Set the lines down again exactly, first line through the line that contains "import seaborn as sns", with no pictures.
• • • •
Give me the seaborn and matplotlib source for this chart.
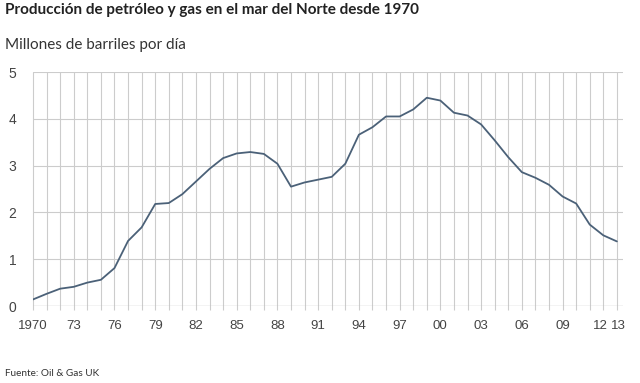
import numpy as np
import pandas as pd
import matplotlib
matplotlib.use('Agg')
import matplotlib.pyplot as plt
import matplotlib.transforms as mtransforms
import seaborn as sns

years = list(range(1970, 2014))
production = [0.14, 0.26, 0.37, 0.41, 0.50, 0.56, 0.81, 1.39, 1.68, 2.18,
              2.20, 2.39, 2.66, 2.93, 3.16, 3.26, 3.29, 3.25, 3.04, 2.55,
              2.64, 2.70, 2.76, 3.04, 3.66, 3.82, 4.05, 4.05, 4.20, 4.45,
              4.39, 4.13, 4.07, 3.88, 3.54, 3.18, 2.86, 2.74, 2.59, 2.34,
              2.19, 1.74, 1.51, 1.38]
label_years = [1970, 1973, 1976, 1979, 1982, 1985, 1988, 1991, 1994, 1997,
               2000, 2003, 2006, 2009, 2012, 2013]
label_text = ['1970', '73', '76', '79', '82', '85', '88', '91', '94', '97',
              '00', '03', '06', '09', '12', '13']

df = pd.DataFrame({'year': years, 'prod': production})

sns.set_style('white')
plt.rcParams['font.family'] = ['Liberation Sans', 'DejaVu Sans']

fig = plt.figure(figsize=(6.4, 3.83), dpi=100)
ax = fig.add_axes([33 / 640, 1 - 306 / 383, (623 - 33) / 640, (306 - 72) / 383])

sns.lineplot(data=df, x='year', y='prod', ax=ax, color='#4b6178', linewidth=1.3, zorder=3)

ax.set_xlim(1970, 2013.45)
ax.set_ylim(0, 5)
ax.set_xticks(label_years)
ax.set_xticklabels(label_text)
ax.set_yticks(range(0, 6))
ax.tick_params(axis='x', length=0, labelsize=9.5, labelcolor='#444444', pad=10)
ax.tick_params(axis='y', length=0, labelsize=10, labelcolor='#444444', pad=12)

# nudge the last two labels apart so "12" and "13" don't collide
xticks = ax.xaxis.get_major_ticks()
for tick, dx in [(xticks[-2], -3), (xticks[-1], 2)]:
    shift = mtransforms.ScaledTranslation(dx / 100, 0, fig.dpi_scale_trans)
    tick.label1.set_transform(tick.label1.get_transform() + shift)

# grid: vertical line every year, running a little below the axis like ticks
ax.vlines(years, -0.09, 5, colors='#cccccc', linewidth=0.8, clip_on=False, zorder=1)
ax.yaxis.grid(True, color='#cccccc', linewidth=0.8)
ax.xaxis.grid(False)
ax.set_axisbelow(True)
for s in ax.spines.values():
    s.set_visible(False)
ax.axhline(0, color='#bbbbbb', linewidth=0.9, zorder=2)
ax.set_xlabel('')
ax.set_ylabel('')

fig.text(5 / 640, 1 - 10 / 383, 'Producción de petróleo y gas en el mar del Norte desde 1970',
         family='Lato', fontweight='bold', fontsize=11, color='#222222', va='center')
fig.text(5 / 640, 1 - 45 / 383, 'Millones de barriles por día',
         family='Lato', fontsize=11, color='#333333', va='center')
fig.text(5 / 640, 1 - 374 / 383, 'Fuente: Oil & Gas UK',
         family='Lato', fontsize=7.2, color='#333333', va='center')

fig.savefig('out.png', dpi=100)
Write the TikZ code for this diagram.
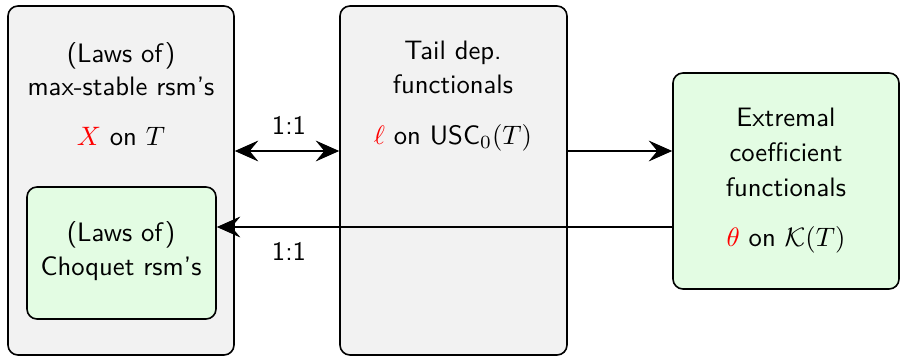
\documentclass[tikz,border=0pt]{standalone}
\usetikzlibrary{arrows.meta}
\definecolor{boxgray}{RGB}{242,242,242}
\definecolor{boxgreen}{RGB}{227,252,227}
\begin{document}
\begin{tikzpicture}[x=0.375pt,y=-0.375pt,
 box/.style={draw, line width=0.6pt, rounded corners=3.75pt, inner sep=0pt},
 graybox/.style={box, fill=boxgray},
 greenbox/.style={box, fill=boxgreen},
 txt/.style={anchor=base, inner sep=0pt, font=\sffamily},
 tipstyle/.style={line width=0.75pt},
 arr/.style={tipstyle, -{Stealth[length=8.8pt,width=7.8pt,inset=3.2pt]}},
 darr/.style={tipstyle, {Stealth[length=8.8pt,width=7.8pt,inset=3.2pt]}-{Stealth[length=8.8pt,width=7.8pt,inset=3.2pt]}}
 ]
\useasboundingbox (0,0) rectangle (900,356);
\node[graybox, minimum width=84.75pt, minimum height=130.875pt] (L) at (121,180.5) {};
\node[graybox, minimum width=85.125pt, minimum height=130.875pt] (M) at (453.5,180.5) {};
\node[greenbox, minimum width=84.75pt, minimum height=81pt] (R) at (786,181) {};
\node[greenbox, minimum width=70.875pt, minimum height=49.5pt] (G) at (121.5,253) {};

\node[txt] (l1) at (121,63) {(Laws of)};
\node[txt] (l2) at (121,96) {max-stable rsm's};
\node[txt] (l3) at (121,146) {\textcolor{red}{$X$} on $T$};

\node[txt] (m1) at (453,60) {Tail dep.};
\node[txt] (m2) at (453,94) {functionals};
\node[txt] (m3) at (453,145) {\textcolor{red}{$\ell$} on USC$_0(T)$};

\node[txt] (r1) at (786,127) {Extremal};
\node[txt] (r2) at (786,162) {coefficient};
\node[txt] (r3) at (786,197) {functionals};
\node[txt] (r4) at (786,247) {\textcolor{red}{$\theta$} on $\mathcal{K}(T)$};

\node[txt] (g1) at (121,242) {(Laws of)};
\node[txt] (g2) at (121,275) {Choquet rsm's};

\coordinate (y1) at (0,151);
\coordinate (y2) at (0,227);
\draw[darr] (L.east |- y1) -- (M.west |- y1);
\draw[arr] (M.east |- y1) -- (R.west |- y1);
\draw[arr] (R.west |- y2) -- (G.east |- y2);

\node[txt] (a1) at (289,135) {1:1};
\node[txt] (a2) at (289,260) {1:1};
\end{tikzpicture}
\end{document}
• • • •
■ The reply:
Give me the seaborn and matplotlib source for this chart.
import numpy as np
import pandas as pd
import matplotlib
matplotlib.use('Agg')
import matplotlib.pyplot as plt
import matplotlib.transforms as mtransforms
import seaborn as sns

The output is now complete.